(Figure scripts)
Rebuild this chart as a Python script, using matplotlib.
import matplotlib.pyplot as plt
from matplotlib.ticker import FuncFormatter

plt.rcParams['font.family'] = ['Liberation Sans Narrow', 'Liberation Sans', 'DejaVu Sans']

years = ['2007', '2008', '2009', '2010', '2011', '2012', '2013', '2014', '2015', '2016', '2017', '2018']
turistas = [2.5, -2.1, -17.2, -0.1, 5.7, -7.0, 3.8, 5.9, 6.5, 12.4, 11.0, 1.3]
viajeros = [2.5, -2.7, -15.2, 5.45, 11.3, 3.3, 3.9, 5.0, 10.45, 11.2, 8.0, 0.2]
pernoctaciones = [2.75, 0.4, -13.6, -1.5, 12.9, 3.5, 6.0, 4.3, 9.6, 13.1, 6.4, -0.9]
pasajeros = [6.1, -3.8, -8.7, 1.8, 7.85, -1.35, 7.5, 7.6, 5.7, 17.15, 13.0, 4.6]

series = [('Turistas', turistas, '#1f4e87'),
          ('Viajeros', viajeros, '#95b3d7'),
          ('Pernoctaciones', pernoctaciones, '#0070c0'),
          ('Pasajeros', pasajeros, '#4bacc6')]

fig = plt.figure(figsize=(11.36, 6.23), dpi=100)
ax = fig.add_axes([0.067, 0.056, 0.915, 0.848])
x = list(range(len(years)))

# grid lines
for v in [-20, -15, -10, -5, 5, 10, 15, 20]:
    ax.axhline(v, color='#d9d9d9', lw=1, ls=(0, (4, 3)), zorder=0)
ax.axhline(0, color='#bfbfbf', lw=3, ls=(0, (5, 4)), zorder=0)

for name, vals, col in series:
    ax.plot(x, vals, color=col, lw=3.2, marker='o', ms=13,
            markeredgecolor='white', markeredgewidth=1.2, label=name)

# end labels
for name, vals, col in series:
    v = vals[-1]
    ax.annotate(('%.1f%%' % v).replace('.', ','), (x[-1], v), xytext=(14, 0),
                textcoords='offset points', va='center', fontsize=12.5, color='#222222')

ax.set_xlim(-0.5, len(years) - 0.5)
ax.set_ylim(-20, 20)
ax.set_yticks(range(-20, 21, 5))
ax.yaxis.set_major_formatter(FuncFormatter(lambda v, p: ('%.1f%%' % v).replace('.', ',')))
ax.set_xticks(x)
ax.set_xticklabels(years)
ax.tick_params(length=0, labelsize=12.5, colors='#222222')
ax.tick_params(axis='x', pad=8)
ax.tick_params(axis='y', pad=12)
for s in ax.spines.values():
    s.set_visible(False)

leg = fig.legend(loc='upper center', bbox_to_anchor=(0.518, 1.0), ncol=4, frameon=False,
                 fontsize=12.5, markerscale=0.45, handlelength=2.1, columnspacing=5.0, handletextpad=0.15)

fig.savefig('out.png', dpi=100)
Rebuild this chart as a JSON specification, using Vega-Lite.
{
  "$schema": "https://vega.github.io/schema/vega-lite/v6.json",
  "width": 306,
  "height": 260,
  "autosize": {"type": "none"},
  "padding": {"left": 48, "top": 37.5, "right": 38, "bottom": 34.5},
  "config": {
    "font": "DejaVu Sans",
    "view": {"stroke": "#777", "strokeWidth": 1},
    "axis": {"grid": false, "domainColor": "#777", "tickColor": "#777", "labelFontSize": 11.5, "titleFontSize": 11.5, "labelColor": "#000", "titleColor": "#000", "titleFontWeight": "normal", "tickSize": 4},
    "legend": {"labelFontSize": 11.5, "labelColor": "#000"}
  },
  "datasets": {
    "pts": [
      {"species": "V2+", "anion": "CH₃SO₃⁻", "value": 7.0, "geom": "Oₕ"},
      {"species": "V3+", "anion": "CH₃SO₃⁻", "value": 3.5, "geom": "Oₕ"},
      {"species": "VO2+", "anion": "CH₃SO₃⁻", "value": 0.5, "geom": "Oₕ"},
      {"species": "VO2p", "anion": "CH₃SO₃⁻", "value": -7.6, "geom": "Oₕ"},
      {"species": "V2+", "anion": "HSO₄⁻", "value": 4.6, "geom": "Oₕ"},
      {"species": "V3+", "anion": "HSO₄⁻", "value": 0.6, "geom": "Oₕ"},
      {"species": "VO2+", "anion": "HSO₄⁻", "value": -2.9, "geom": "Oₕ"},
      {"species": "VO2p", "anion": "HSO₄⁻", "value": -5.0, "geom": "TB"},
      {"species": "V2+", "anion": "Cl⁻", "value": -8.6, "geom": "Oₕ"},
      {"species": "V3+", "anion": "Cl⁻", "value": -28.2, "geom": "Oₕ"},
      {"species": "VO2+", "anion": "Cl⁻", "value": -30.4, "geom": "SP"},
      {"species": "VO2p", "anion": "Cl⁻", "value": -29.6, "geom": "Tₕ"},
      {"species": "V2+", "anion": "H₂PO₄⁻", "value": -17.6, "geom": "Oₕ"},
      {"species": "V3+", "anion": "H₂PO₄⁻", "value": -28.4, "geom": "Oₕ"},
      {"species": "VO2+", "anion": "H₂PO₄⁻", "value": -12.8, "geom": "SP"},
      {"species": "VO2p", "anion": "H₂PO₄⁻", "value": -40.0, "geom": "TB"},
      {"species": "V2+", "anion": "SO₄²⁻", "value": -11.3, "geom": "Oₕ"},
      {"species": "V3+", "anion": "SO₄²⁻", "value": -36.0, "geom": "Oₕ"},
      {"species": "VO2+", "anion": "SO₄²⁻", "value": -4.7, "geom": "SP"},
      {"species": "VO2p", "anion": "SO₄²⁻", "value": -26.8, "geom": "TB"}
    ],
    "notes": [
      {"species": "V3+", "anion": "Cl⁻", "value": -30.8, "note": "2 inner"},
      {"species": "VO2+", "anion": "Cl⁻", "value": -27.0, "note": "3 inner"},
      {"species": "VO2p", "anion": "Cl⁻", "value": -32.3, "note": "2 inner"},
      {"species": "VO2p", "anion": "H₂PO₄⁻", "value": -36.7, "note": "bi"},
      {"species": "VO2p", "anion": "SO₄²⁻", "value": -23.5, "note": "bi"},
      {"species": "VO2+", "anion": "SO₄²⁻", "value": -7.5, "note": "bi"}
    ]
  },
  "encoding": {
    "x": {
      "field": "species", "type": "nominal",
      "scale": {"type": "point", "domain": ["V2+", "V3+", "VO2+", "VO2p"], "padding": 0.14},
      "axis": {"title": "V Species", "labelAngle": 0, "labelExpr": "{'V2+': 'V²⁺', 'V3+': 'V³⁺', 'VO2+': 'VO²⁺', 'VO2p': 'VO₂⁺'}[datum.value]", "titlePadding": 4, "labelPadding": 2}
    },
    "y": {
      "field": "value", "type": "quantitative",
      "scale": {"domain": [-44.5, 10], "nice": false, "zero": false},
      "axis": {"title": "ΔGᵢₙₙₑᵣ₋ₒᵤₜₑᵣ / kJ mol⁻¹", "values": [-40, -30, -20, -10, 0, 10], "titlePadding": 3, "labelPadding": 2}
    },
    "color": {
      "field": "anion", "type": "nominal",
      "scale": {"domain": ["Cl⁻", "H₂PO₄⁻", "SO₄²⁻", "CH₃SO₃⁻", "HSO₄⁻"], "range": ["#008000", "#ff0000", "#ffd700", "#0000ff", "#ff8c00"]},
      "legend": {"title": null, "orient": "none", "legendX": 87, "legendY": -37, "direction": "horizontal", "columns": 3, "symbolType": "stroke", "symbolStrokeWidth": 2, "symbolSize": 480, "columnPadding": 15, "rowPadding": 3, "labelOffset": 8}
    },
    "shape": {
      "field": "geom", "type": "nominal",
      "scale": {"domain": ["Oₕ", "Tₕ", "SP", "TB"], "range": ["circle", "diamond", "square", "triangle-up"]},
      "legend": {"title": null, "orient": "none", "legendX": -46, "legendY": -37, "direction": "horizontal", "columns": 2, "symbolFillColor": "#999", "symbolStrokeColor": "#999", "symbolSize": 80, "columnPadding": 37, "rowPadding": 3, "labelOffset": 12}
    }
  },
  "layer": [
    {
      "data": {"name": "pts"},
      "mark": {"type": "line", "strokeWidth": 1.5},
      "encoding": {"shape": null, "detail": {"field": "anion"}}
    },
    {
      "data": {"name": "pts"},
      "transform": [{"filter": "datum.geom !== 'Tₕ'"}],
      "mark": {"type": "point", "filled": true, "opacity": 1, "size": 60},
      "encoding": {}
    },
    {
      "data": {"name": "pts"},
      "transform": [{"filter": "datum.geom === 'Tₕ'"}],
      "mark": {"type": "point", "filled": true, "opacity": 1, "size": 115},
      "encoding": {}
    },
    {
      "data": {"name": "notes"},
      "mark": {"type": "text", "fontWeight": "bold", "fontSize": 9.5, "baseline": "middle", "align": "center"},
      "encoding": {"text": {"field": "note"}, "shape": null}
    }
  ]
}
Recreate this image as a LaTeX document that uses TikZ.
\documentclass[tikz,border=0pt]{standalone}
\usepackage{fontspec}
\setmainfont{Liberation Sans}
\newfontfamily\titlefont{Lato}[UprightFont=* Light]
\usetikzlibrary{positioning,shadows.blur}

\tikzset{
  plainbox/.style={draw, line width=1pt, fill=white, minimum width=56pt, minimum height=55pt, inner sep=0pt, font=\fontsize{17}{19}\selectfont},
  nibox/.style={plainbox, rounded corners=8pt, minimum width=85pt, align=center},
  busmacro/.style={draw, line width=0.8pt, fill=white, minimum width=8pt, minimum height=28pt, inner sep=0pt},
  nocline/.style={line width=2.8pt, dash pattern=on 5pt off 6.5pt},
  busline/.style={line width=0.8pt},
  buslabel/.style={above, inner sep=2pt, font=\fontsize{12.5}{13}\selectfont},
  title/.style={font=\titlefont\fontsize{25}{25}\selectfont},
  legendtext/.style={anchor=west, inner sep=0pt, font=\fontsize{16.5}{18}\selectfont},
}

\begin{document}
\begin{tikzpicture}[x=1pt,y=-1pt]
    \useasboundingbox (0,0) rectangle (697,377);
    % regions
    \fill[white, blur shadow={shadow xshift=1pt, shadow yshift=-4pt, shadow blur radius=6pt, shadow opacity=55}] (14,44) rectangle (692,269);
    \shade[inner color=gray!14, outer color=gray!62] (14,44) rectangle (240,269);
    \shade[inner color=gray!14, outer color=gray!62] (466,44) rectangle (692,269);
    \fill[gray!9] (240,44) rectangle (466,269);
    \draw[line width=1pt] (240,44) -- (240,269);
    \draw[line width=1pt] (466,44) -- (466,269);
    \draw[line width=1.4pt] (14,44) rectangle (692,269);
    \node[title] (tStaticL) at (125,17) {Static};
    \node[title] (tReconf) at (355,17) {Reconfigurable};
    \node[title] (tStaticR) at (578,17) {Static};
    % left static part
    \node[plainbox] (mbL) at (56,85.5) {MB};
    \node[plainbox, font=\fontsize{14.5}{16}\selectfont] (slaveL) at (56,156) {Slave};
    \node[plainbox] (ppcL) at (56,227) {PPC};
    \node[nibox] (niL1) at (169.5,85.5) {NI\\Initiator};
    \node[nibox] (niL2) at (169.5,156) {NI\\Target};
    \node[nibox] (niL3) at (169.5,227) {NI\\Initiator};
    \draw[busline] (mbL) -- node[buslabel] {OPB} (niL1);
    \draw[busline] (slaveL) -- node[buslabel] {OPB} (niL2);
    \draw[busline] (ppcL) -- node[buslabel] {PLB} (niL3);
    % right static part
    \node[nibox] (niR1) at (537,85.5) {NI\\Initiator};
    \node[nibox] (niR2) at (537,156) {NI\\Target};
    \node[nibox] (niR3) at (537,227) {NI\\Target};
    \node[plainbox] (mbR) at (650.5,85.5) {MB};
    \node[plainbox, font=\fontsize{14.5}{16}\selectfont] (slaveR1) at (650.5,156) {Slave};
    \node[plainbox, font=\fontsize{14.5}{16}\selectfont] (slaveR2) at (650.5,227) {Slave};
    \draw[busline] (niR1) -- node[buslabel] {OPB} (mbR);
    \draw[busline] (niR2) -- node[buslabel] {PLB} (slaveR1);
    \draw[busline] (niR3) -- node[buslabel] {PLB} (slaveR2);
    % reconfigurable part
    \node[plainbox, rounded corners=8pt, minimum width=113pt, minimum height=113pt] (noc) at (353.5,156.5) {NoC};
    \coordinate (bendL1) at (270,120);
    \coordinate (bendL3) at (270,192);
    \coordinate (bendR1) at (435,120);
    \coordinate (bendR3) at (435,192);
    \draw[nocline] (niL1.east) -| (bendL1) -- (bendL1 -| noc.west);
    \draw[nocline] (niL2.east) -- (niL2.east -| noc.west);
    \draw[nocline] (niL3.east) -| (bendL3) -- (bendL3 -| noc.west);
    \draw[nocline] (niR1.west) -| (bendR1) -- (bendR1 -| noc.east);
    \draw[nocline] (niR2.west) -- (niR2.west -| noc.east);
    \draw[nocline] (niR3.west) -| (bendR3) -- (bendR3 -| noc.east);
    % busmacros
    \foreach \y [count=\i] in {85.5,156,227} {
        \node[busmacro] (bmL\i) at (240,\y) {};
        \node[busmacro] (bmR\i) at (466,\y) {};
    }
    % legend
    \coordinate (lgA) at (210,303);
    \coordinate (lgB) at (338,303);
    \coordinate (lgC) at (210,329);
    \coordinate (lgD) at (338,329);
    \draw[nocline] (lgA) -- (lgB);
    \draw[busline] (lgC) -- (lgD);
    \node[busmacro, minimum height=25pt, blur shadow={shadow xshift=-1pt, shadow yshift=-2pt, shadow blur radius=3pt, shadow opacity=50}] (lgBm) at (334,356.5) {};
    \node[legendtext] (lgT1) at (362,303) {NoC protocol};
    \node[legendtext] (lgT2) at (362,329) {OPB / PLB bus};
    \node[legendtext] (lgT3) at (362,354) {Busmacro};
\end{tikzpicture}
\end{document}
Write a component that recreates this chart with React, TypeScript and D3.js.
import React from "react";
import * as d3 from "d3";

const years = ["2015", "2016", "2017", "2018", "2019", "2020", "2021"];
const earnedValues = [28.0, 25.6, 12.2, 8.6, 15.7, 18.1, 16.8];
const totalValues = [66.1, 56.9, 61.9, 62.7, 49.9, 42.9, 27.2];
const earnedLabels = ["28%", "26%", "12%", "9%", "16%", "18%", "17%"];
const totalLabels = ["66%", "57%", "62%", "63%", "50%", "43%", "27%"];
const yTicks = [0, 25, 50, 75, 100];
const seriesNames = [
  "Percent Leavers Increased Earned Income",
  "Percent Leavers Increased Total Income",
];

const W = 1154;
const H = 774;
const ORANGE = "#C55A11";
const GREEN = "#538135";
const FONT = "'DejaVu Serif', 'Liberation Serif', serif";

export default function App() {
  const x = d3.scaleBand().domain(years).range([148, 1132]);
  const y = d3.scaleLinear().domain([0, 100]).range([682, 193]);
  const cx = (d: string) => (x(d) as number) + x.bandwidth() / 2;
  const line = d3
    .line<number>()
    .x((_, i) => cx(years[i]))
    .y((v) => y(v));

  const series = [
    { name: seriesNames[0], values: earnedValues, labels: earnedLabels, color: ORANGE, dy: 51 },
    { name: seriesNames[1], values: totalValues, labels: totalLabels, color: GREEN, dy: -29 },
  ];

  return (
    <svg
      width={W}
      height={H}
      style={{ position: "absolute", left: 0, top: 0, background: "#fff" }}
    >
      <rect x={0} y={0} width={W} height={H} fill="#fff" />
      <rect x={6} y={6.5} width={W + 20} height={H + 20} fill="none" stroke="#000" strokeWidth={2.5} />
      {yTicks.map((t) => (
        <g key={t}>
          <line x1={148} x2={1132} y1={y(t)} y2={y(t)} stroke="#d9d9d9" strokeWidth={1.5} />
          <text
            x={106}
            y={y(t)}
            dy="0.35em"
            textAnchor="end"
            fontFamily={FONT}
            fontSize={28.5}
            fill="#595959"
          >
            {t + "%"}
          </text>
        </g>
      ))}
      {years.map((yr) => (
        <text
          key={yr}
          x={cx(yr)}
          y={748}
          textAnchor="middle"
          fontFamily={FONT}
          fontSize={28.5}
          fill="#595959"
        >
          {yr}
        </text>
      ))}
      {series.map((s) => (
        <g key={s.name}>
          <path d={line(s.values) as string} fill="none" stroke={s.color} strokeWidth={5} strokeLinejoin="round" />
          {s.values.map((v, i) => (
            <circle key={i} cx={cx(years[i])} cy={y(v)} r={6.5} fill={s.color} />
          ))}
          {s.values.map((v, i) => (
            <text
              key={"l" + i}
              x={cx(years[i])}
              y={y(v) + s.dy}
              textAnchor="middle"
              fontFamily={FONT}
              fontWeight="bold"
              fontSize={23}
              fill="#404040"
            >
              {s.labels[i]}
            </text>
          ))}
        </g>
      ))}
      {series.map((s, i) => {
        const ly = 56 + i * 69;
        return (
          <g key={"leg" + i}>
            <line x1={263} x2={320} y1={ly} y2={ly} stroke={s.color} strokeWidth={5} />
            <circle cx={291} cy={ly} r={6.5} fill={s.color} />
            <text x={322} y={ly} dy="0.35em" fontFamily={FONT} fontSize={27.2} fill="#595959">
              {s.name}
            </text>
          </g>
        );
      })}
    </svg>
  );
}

INSTRUCTIONS FOR THE TASK: Copy the lines from the start of the data verbatim, stopping after the line containing "markeredgecolor='white', markeredgewidth=1.2, label=name)".

WRITTEN RESPONSE:
Rebuild this chart as a Python script, using matplotlib.
import matplotlib.pyplot as plt
from matplotlib.ticker import FuncFormatter

plt.rcParams['font.family'] = ['Liberation Sans Narrow', 'Liberation Sans', 'DejaVu Sans']

years = ['2007', '2008', '2009', '2010', '2011', '2012', '2013', '2014', '2015', '2016', '2017', '2018']
turistas = [2.5, -2.1, -17.2, -0.1, 5.7, -7.0, 3.8, 5.9, 6.5, 12.4, 11.0, 1.3]
viajeros = [2.5, -2.7, -15.2, 5.45, 11.3, 3.3, 3.9, 5.0, 10.45, 11.2, 8.0, 0.2]
pernoctaciones = [2.75, 0.4, -13.6, -1.5, 12.9, 3.5, 6.0, 4.3, 9.6, 13.1, 6.4, -0.9]
pasajeros = [6.1, -3.8, -8.7, 1.8, 7.85, -1.35, 7.5, 7.6, 5.7, 17.15, 13.0, 4.6]

series = [('Turistas', turistas, '#1f4e87'),
          ('Viajeros', viajeros, '#95b3d7'),
          ('Pernoctaciones', pernoctaciones, '#0070c0'),
          ('Pasajeros', pasajeros, '#4bacc6')]

fig = plt.figure(figsize=(11.36, 6.23), dpi=100)
ax = fig.add_axes([0.067, 0.056, 0.915, 0.848])
x = list(range(len(years)))

# grid lines
for v in [-20, -15, -10, -5, 5, 10, 15, 20]:
    ax.axhline(v, color='#d9d9d9', lw=1, ls=(0, (4, 3)), zorder=0)
ax.axhline(0, color='#bfbfbf', lw=3, ls=(0, (5, 4)), zorder=0)

for name, vals, col in series:
    ax.plot(x, vals, color=col, lw=3.2, marker='o', ms=13,
            markeredgecolor='white', markeredgewidth=1.2, label=name)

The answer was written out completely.